→ Goal
Reproduce, please, the span of lines beginning at the line with "Emit a Python" and ending at the line with "0.22, 0.195, 0.15]", inclusive, minus any pictures.

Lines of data
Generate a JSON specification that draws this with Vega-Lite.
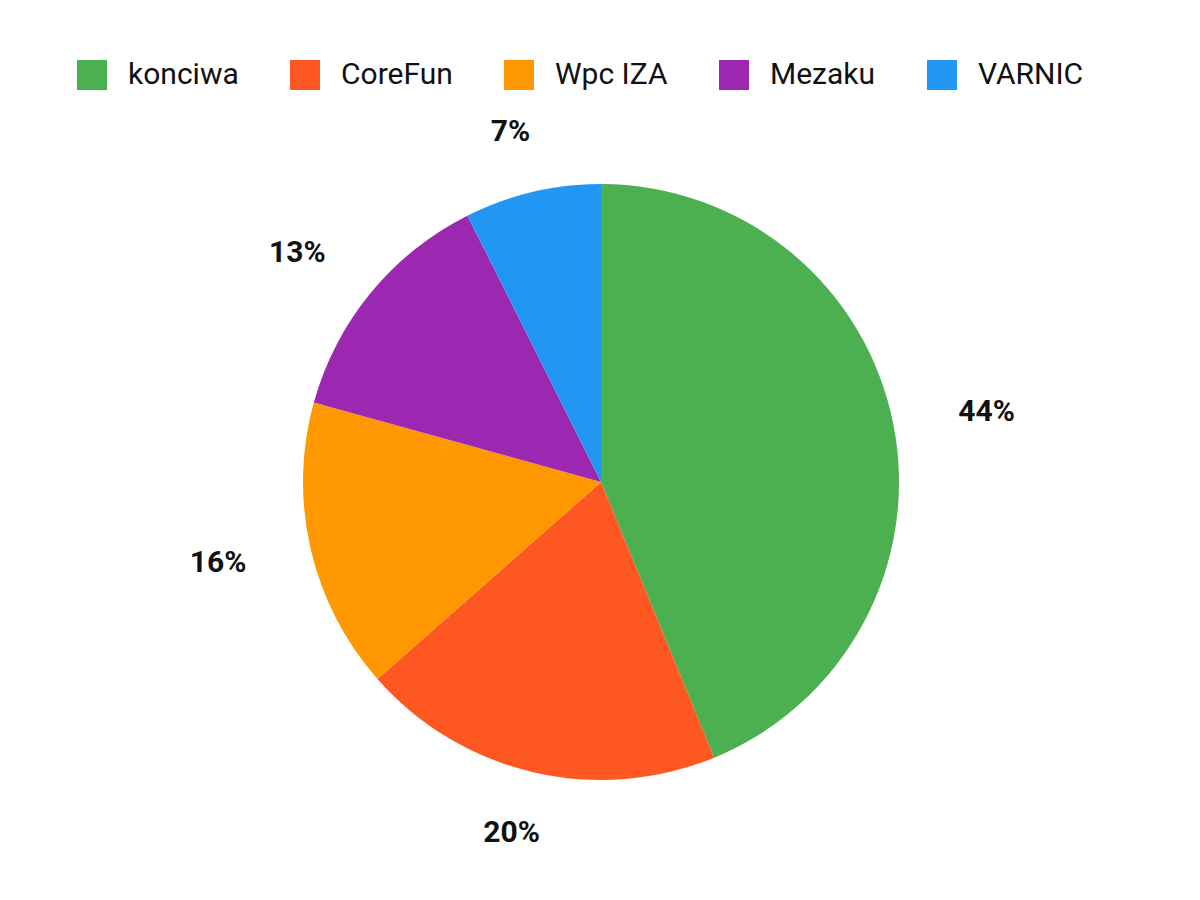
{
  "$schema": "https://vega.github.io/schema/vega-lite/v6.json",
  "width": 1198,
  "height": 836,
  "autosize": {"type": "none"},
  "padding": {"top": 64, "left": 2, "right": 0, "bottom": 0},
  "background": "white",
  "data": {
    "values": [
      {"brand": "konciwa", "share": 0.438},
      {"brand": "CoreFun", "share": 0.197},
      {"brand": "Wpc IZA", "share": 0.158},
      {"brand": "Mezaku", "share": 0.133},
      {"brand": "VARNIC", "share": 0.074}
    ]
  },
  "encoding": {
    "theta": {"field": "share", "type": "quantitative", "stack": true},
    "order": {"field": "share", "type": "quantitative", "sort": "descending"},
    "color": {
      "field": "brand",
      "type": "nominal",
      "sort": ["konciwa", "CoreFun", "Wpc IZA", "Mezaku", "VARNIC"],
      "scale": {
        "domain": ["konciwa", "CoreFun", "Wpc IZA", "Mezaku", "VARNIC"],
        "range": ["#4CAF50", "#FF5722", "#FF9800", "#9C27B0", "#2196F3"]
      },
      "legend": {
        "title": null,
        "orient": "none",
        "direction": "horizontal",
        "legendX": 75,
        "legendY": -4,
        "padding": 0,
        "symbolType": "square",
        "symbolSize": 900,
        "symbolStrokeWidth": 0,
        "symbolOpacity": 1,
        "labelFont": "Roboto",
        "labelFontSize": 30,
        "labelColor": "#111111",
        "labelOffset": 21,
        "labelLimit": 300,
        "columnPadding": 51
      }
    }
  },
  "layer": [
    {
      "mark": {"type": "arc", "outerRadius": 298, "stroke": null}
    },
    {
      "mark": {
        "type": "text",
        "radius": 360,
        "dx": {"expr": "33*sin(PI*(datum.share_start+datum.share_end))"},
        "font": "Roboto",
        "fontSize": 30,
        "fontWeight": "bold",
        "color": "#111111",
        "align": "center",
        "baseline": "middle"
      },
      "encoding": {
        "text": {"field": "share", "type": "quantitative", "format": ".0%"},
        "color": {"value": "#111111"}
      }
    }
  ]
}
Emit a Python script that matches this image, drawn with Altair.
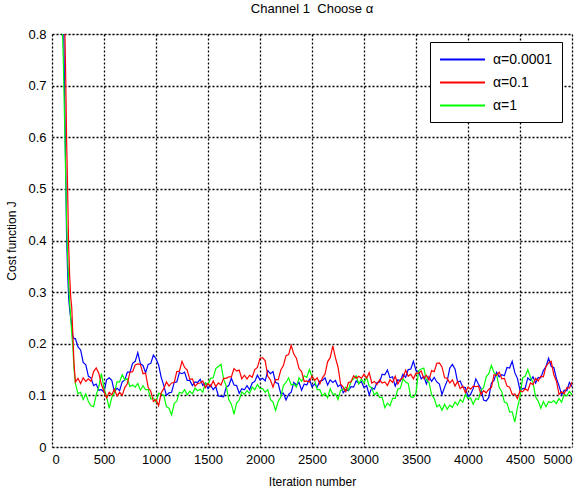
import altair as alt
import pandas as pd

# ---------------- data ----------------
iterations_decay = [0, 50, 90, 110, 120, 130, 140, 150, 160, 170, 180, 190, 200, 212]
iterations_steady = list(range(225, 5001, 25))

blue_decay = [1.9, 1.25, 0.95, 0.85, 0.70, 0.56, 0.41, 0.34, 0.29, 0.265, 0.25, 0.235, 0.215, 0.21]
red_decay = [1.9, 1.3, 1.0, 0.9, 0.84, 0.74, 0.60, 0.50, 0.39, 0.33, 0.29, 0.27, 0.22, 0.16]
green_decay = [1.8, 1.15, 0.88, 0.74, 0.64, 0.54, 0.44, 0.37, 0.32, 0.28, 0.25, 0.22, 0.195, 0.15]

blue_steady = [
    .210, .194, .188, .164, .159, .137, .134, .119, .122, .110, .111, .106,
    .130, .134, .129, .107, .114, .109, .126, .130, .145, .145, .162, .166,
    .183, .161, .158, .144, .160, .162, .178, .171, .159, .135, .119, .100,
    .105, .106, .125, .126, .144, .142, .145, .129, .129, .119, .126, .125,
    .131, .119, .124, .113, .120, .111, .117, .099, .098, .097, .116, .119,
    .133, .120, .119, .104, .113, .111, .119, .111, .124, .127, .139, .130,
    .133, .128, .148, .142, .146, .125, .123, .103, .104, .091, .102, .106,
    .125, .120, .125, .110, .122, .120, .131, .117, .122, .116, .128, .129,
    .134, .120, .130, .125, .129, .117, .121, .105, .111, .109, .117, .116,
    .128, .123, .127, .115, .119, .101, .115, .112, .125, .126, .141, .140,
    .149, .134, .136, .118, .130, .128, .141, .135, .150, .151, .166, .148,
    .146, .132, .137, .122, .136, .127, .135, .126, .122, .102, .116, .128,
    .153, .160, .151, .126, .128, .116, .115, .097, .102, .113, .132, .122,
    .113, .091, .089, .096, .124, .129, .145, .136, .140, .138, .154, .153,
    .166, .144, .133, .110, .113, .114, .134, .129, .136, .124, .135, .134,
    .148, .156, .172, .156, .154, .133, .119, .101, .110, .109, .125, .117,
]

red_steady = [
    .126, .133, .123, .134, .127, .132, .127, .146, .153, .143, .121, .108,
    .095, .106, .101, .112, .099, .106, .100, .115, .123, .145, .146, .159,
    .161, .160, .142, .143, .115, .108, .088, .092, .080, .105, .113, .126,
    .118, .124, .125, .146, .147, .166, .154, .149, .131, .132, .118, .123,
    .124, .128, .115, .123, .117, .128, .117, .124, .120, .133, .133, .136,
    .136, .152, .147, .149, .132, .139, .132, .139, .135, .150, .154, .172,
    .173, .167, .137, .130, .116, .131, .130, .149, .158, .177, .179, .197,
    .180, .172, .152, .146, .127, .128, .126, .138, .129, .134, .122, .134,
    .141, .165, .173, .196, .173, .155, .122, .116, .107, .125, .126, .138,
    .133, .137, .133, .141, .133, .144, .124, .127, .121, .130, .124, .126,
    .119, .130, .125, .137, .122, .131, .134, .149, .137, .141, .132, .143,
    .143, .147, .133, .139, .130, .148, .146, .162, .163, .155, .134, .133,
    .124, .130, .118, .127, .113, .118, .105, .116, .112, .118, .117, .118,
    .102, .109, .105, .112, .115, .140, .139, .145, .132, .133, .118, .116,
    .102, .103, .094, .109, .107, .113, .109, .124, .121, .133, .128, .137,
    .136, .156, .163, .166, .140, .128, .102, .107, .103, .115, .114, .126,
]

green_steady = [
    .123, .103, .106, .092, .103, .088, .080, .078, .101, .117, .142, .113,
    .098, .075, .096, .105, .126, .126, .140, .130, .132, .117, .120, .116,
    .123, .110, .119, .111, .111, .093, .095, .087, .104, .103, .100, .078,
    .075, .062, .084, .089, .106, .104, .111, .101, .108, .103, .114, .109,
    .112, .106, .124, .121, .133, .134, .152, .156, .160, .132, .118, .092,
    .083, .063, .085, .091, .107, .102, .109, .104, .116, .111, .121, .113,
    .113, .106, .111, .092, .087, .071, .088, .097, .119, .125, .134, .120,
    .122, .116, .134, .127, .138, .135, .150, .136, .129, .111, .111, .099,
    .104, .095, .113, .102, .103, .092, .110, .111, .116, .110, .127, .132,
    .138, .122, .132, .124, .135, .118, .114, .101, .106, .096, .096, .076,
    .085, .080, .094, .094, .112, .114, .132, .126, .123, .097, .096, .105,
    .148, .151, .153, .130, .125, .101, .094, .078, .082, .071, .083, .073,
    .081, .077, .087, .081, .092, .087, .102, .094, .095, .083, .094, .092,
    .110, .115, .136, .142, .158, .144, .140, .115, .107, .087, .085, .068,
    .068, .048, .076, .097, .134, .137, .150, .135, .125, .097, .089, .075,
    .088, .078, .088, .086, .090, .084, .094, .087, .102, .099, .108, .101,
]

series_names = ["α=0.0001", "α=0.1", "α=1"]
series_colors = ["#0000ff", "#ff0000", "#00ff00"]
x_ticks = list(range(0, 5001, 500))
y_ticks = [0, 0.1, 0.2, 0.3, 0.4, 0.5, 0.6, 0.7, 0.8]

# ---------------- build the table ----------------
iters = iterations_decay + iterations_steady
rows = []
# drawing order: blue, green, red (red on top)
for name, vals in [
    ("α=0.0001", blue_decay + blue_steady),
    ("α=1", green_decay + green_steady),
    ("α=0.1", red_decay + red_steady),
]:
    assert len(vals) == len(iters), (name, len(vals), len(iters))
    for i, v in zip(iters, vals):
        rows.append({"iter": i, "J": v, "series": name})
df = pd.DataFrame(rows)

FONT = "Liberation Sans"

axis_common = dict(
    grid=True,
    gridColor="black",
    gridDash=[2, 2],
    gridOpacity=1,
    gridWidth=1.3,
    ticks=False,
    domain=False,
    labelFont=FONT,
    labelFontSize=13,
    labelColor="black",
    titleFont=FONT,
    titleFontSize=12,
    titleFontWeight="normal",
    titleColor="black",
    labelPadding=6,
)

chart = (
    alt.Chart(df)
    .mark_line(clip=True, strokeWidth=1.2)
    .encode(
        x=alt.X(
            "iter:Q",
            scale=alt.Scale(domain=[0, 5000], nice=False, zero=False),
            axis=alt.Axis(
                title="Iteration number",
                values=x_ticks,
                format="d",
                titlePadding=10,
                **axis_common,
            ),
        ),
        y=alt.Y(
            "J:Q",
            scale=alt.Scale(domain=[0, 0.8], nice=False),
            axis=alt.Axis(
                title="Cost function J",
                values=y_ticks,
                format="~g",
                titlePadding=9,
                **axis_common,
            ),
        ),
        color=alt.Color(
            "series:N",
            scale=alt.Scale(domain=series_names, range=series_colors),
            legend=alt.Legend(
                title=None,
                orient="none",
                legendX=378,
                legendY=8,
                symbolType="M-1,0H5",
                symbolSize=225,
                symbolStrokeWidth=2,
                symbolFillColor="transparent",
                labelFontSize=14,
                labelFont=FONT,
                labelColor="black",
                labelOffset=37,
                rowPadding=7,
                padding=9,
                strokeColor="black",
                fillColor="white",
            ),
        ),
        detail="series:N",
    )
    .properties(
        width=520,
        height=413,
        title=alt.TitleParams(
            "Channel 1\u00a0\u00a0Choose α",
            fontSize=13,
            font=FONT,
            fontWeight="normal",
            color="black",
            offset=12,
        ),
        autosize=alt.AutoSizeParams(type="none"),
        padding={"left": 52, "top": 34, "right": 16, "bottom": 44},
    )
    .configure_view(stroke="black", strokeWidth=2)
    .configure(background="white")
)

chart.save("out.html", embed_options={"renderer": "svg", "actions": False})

→ Complete response
Emit a Python script that matches this image, drawn with Altair.
import altair as alt
import pandas as pd

# ---------------- data ----------------
iterations_decay = [0, 50, 90, 110, 120, 130, 140, 150, 160, 170, 180, 190, 200, 212]
iterations_steady = list(range(225, 5001, 25))

blue_decay = [1.9, 1.25, 0.95, 0.85, 0.70, 0.56, 0.41, 0.34, 0.29, 0.265, 0.25, 0.235, 0.215, 0.21]
red_decay = [1.9, 1.3, 1.0, 0.9, 0.84, 0.74, 0.60, 0.50, 0.39, 0.33, 0.29, 0.27, 0.22, 0.16]
green_decay = [1.8, 1.15, 0.88, 0.74, 0.64, 0.54, 0.44, 0.37, 0.32, 0.28, 0.25, 0.22, 0.195, 0.15]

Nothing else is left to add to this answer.